CAT Tracks for January 17, 2005

What a difference a year makes. Since Governor Rod Blagojevich purged the ISBE and appointed a new State Superintendent, the tone coming out of Springfield is definitely more supportive. The following article appeared in today's edition of The Southern Illinoisan...



SOUTHERN ILLINOIS -- President George W. Bush has announced he will push his No Child Left Behind agenda into the high schools during his second term, but Illinois' interim State Superintendent Randy Dunn says officials should fix the program before they expand it.

Dunn, a resident of Chester and Southern Illinois University Carbondale administrator who is temporarily leading the Illinois State Board of Education through an overhaul, said he's glad to see the president focus attention on the high school grade levels in his education agenda.

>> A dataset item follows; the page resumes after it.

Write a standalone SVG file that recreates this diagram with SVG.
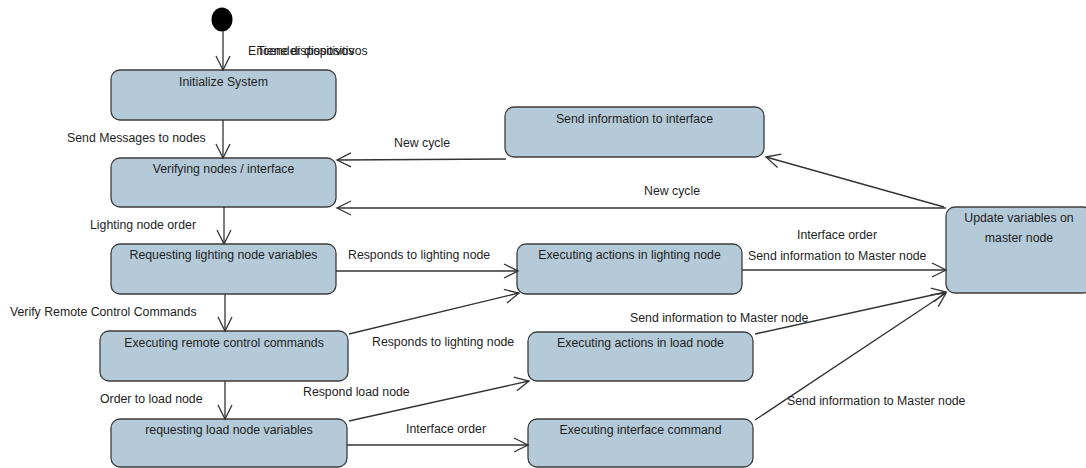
<svg xmlns="http://www.w3.org/2000/svg" width="1086" height="468" viewBox="0 0 1086 468">
<style>
.n rect{fill:#b4cad9;stroke:#3c3c3c;stroke-width:1.3}
text{font-family:"Liberation Sans",Arial,sans-serif;font-size:12.3px;fill:#1e1e1e}
.c{text-anchor:middle}
.e line{stroke:#333;stroke-width:1.3;marker-end:url(#arr)}
</style>
<defs>
<marker id="arr" markerUnits="userSpaceOnUse" markerWidth="18" markerHeight="18" viewBox="0 0 18 18" refX="16" refY="9" orient="auto">
<path d="M2,2 L16,9 L2,16" fill="none" stroke="#333" stroke-width="1.3"/>
</marker>
</defs>
<rect width="1086" height="468" fill="#fff"/>
<g id="start"><ellipse cx="222" cy="19.5" rx="10.5" ry="12" fill="#000"/></g>
<g id="initialize" class="n"><rect x="111" y="70" width="225" height="50" rx="9"/><text class="c" x="223.5" y="86">Initialize System</text></g>
<g id="verifying" class="n"><rect x="111" y="158" width="225" height="49" rx="9"/><text class="c" x="223.5" y="173">Verifying nodes / interface</text></g>
<g id="req-light" class="n"><rect x="111" y="244" width="225" height="50" rx="9"/><text class="c" x="223.5" y="259">Requesting lighting node variables</text></g>
<g id="exec-remote" class="n"><rect x="100" y="331" width="248" height="50" rx="9"/><text class="c" x="224" y="347">Executing remote control commands</text></g>
<g id="req-load" class="n"><rect x="111" y="419" width="236" height="48" rx="9"/><text class="c" x="229" y="434">requesting load node variables</text></g>
<g id="send-iface" class="n"><rect x="505" y="107" width="259" height="50" rx="9"/><text class="c" x="634.5" y="123">Send information to interface</text></g>
<g id="exec-light" class="n"><rect x="517" y="244" width="225" height="50" rx="9"/><text class="c" x="629.5" y="259">Executing actions in lighting node</text></g>
<g id="exec-load" class="n"><rect x="528" y="332" width="225" height="49" rx="9"/><text class="c" x="640.5" y="347">Executing actions in load node</text></g>
<g id="exec-iface" class="n"><rect x="528" y="419" width="225" height="48" rx="9"/><text class="c" x="640.5" y="434">Executing interface command</text></g>
<g id="update" class="n"><rect x="946" y="207" width="146" height="86" rx="9"/><text class="c" x="1019" y="222">Update variables on</text><text class="c" x="1019" y="242">master node</text></g>
<g id="connectors" class="e">
<line x1="223" y1="31" x2="223" y2="70"/>
<line x1="223" y1="120" x2="223" y2="158"/>
<line x1="224" y1="207" x2="224" y2="244"/>
<line x1="225" y1="294" x2="225" y2="331"/>
<line x1="225" y1="381" x2="225" y2="419"/>
<line x1="506" y1="159" x2="337" y2="160"/>
<line x1="946" y1="208" x2="337" y2="208"/>
<line x1="944" y1="207" x2="766" y2="157"/>
<line x1="336" y1="271" x2="518" y2="271"/>
<line x1="349" y1="334" x2="519" y2="293"/>
<line x1="742" y1="270" x2="946" y2="270"/>
<line x1="755" y1="334" x2="946" y2="292"/>
<line x1="755" y1="420" x2="946" y2="293"/>
<line x1="349" y1="421" x2="529" y2="381"/>
<line x1="347" y1="445" x2="528" y2="445"/>
</g>
<g id="labels">
<text x="248" y="55">Encender dispositivos</text>
<text x="257" y="55">Tiene dispositivos</text>
<text x="67" y="142">Send Messages to nodes</text>
<text x="394" y="147">New cycle</text>
<text x="644" y="195">New cycle</text>
<text x="90" y="229">Lighting node order</text>
<text x="10" y="316">Verify Remote Control Commands</text>
<text x="348" y="259">Responds to lighting node</text>
<text x="797" y="239">Interface order</text>
<text x="748" y="260">Send information to Master node</text>
<text x="630" y="322">Send information to Master node</text>
<text x="372" y="346">Responds to lighting node</text>
<text x="100" y="403">Order to load node</text>
<text x="303" y="396">Respond load node</text>
<text x="406" y="433">Interface order</text>
<text x="787" y="405">Send information to Master node</text>
</g>
</svg>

Dunn said the majority of education reform and previous NCLB exploits have been centered around elementary schools. The interim school leader said he agrees it is time to start thinking about accountability at the high school level, as has been done at the grade school level.

However, Dunn, who was critical of some aspects of NCLB late last year following the release of school report cards, said there are still too many problems with Bush's education plan to immediately spread it into another arena.

"I don't know that I'm ready to say it's time to open the way for increased testing," Dunn said. "Before we start adding to the portfolio of NCLB, we need to address the problems facing it."

The interim state superintendent has said NCLB proliferates in one area -- showing the gap between different groups of students' performance. In other areas of consideration, such as special education, Dunn said NCLB "mistreats" students, with a hard line of success or failure based on one standardized test.

"There is always concern when you're talking about one test indicator to answer such a complex question," Dunn said.

Though, Bush seems to be moving forward with NCLB in the high schools focused on a test. During his announcement of his education agenda Wednesday in J.E.B. Stuart High School in a Washington, D.C. suburb, the president outlined why he considered testing an important measurement for all students.

"Testing is important," Bush said. "Testing at high school levels will help us become more competitive as the years go by. Testing in high schools will make sure that our children are employable for the jobs of the 21st century. Testing will make sure the diploma is not merely a sign of endurance, but the mark of a young person ready to succeed."

Bush's expansion of NCLB would require annual testing from the time a student enters third grade through eleventh grade. It would also require an additional test for high school seniors to examine how well a district has educated the students.

Dunn said examining a high school student's overall education based on one test will deliver a skewed version of reality.

"Certainly colleges don't rely on one indicator," he said. "They look at a number of other things when taking student applications."

Dunn said the Bush administration seems to be looking for simple answers to complex questions. He said high schools across the country, especially those in Illinois, will respond to the challenges posed by an expanded NCLB act.

Dunn said it is obvious Bush has political clout to push his education agenda, and as long as he is in office, schools across the nation will have to react.

"Our charge is to respond to it," Dunn said. "It may not be a policy that has legs to carry it over the decades, but it's our charge not to ignore it because it might go away."

-- The Associated Press contributed to this report.